For approval, the Apollo-led proposal [see boxout] needed the support of 75 percent by value of the group’s creditors with voting rights and 50 percent by value of all unconnected creditors, the majority of which in this case were its landlords. The deal secured support from around 85 to 90 percent of all creditors.
Ahead of the Strada sale, Zolfo Cooper introduced a senior management team, including new chief executive Steve Richards, with experience of implementing successful roll-out programmes and operational improvements in the restaurant sector.
“This significantly increased competitive tension in the process and ensured the business traded impressively in the run up to completion,” a statement read. Strada was sold for a value in excess of 7.5x EBITDA “comparable to the prices paid for some of the leading businesses in the leisure sector”, continued the statement.
As a result of the group’s reorganisation, Tragus’s debt as well as rent on a number of its 200 remaining restaurant sites was reduced. The Café Rouge and Bella Italia portfolio will receive capex investment through capital available for the acquisition of a “significant number of new sites”, according to a statement from Tragus.
Paul Hemming, head of Zolfo Cooper’s corporate finance team, told PDI: “The site portfolio include[s] a number of fabulous locations. With the right investment there is no reason why these businesses shouldn’t return to former glories.”
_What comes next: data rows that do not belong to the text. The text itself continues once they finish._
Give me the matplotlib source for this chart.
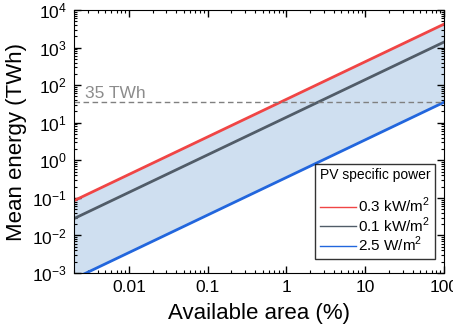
"""
Mean energy vs available area for three PV specific powers
"""
import matplotlib
matplotlib.use('Agg')
import matplotlib.pyplot as plt
import numpy as np

# data (straight lines in log-log, so endpoints are enough)
area = [0.002, 100]
e_high = [0.084, 4200]   # 0.3 kW/m2
e_mid = [0.028, 1400]    # 0.1 kW/m2
e_low = [0.0007, 35]     # 2.5 W/m2
target = 35
labels = ['0.3 kW/m$^2$', '0.1 kW/m$^2$', '2.5 W/m$^2$']

plt.rcParams['font.family'] = ['Liberation Sans', 'DejaVu Sans']
plt.rcParams['mathtext.fontset'] = 'custom'
plt.rcParams['mathtext.rm'] = 'Liberation Sans'

fig, ax = plt.subplots(figsize=(4.53, 3.33), dpi=100)
fig.subplots_adjust(left=0.163, right=0.98, top=0.97, bottom=0.18)

ax.fill_between(area, e_low, e_high, color='#cfdff0', lw=0)
ax.plot(area, e_high, c='#f04545', lw=2, label=labels[0])
ax.plot(area, e_mid, c='#515c68', lw=2, label=labels[1])
ax.plot(area, e_low, c='#2266dd', lw=2, label=labels[2])
ax.axhline(target, c='#808080', ls=(0, (4, 2.5)), lw=1)
ax.annotate('35 TWh', (0.0028, target), xytext=(0, 1), textcoords='offset points',
            color='#8c8c8c', fontsize=12.5, ha='left', va='bottom')

ax.set_xscale('log')
ax.set_yscale('log')
ax.set_xlim(0.002, 100)
ax.set_ylim(1e-3, 1e4)
ax.set_xticks([0.01, 0.1, 1, 10, 100])
ax.set_xticklabels(['0.01', '0.1', '1', '10', '100'])
ax.yaxis.set_major_locator(matplotlib.ticker.LogLocator(base=10, numticks=10))
ax.yaxis.set_minor_locator(matplotlib.ticker.LogLocator(base=10, subs=np.arange(2, 10), numticks=10))
ax.tick_params(which='both', direction='in', top=True, right=True, labelsize=12.5)
ax.tick_params(which='major', length=5, width=1, pad=5)
ax.tick_params(which='minor', length=2.5, width=0.8)
ax.set_xlabel('Available area (%)', fontsize=16, labelpad=6)
ax.set_ylabel('Mean energy (TWh)', fontsize=16)

# blank handle makes the gap under the legend title
h, l = ax.get_legend_handles_labels()
blank = plt.Line2D([], [], color='none', lw=0)
leg = ax.legend([blank] + h, [''] + l, title='PV specific power', loc='lower right',
                fontsize=11, title_fontsize=10, frameon=True, fancybox=False,
                edgecolor='black', handlelength=2.3, handletextpad=0.15,
                borderpad=0.3, labelspacing=0.0, borderaxespad=0,
                bbox_to_anchor=(0.976, 0.055))
leg.get_frame().set_linewidth(1)
for line in leg.get_lines():
    line.set_linewidth(1)

fig.savefig('out.png', dpi=100)
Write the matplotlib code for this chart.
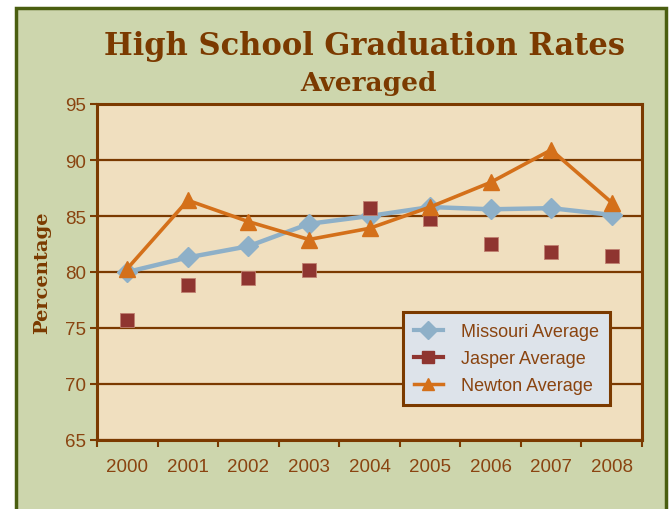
import numpy as np
import matplotlib
matplotlib.use("Agg")
import matplotlib.pyplot as plt
from matplotlib.lines import Line2D
from matplotlib.patches import Rectangle

years = ["2000", "2001", "2002", "2003", "2004", "2005", "2006", "2007", "2008"]
missouri = [80.0, 81.3, 82.3, 84.3, 85.0, 85.8, 85.6, 85.7, 85.1]
jasper = [75.7, 78.8, 79.5, 80.2, 85.7, 84.7, 82.5, 81.8, 81.4]
newton = [80.3, 86.4, 84.5, 82.9, 83.9, 85.8, 88.0, 90.9, 86.2]

brown = "#7b3a00"
text_brown = "#8a4410"
c_mo = "#8eb0c8"
c_ja = "#8f3530"
c_ne = "#d4701a"
sans = ["Liberation Sans", "DejaVu Sans"]

fig = plt.figure(figsize=(6.71, 5.10), dpi=100, facecolor="white")
W, H = 671, 510
fig.patches.append(Rectangle((15.5 / W, -0.05), 651 / W, (510 - 8.5) / H + 0.05,
                             transform=fig.transFigure, facecolor="#cdd6ad",
                             edgecolor="#4a5e10", linewidth=2.5, zorder=-5))

ax = fig.add_axes([97 / W, 1 - 441 / H, (642 - 97) / W, (441 - 105) / H])
ax.set_facecolor("#f0dfbf")
x = np.arange(len(years))

ax.plot(x, missouri, color=c_mo, lw=3.2, marker="D", ms=10, mec=c_mo, zorder=3)
ax.plot(x, jasper, ls="none", color=c_ja, marker="s", ms=10.5, mec="#c08070", mew=0.6, zorder=4)
ax.plot(x, newton, color=c_ne, lw=2.6, marker="^", ms=12, zorder=5)

ax.set_xlim(-0.5, len(years) - 0.5)
ax.set_ylim(65, 95)
ax.set_yticks(np.arange(65, 96, 5))
ax.set_xticks(x)
ax.set_xticklabels(years)
ax.set_xticks(np.arange(-0.5, len(years)), minor=True)
ax.tick_params(axis="x", which="major", length=0, pad=13, labelsize=13.5, labelcolor=text_brown)
ax.tick_params(axis="x", which="minor", length=5, width=1.5, color=brown, direction="out")
ax.tick_params(axis="y", length=5, width=1.5, color=brown, labelsize=13.5, labelcolor=text_brown, pad=3)
for lab in ax.get_xticklabels() + ax.get_yticklabels():
    lab.set_family(sans)
ax.grid(axis="y", color=brown, lw=1.6)
ax.set_axisbelow(True)
for s in ax.spines.values():
    s.set_color(brown)
    s.set_linewidth(2.2)

ax.set_ylabel("Percentage", family="DejaVu Serif", weight="bold", fontsize=14, color=brown, labelpad=10)

fig.text(365 / W, 1 - 47 / H, "High School Graduation Rates", ha="center", va="center",
         family="DejaVu Serif", weight="bold", fontsize=22, color=brown)
fig.text(369 / W, 1 - 83 / H, "Averaged", ha="center", va="center",
         family="DejaVu Serif", weight="bold", fontsize=19, color=brown)

handles = [
    Line2D([], [], color=c_mo, lw=3, marker="D", ms=9),
    Line2D([], [], color=c_ja, lw=3, marker="s", ms=8),
    Line2D([], [], color=c_ne, lw=2.5, marker="^", ms=9),
]
leg = ax.legend(handles, ["Missouri Average", "Jasper Average", "Newton Average"],
                loc="lower left", bbox_to_anchor=((403 - 97) / 545, (441 - 406) / 336),
                frameon=True, fancybox=False, facecolor="#dde3ea", edgecolor=brown,
                framealpha=1, prop={"family": sans, "size": 13}, labelcolor=text_brown,
                handlelength=1.6, handletextpad=1.0, borderpad=0.6, labelspacing=0.55,
                borderaxespad=0)
leg.get_frame().set_linewidth(2.2)

fig.savefig("out.png", dpi=100)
Thus the resurrection of Tragus was simply a combination of nimble lender, with an extensive track record in distressed investing, teaming up with sector specific advisors, working together to maximise value.
Recently, Apollo appears to have opted to bake-in these advantages. In October, the distressed investor announced the formation of Alteri Investors with Gavin George, the former boss of retail restructuring specialist GA Europe.
The formal joint venture will invest in the debt and equity stakes of struggling UK and German retailers. In the UK and further afield in recession-torn Europe, Apollo hopes to deploy its winning Tragus recipe again.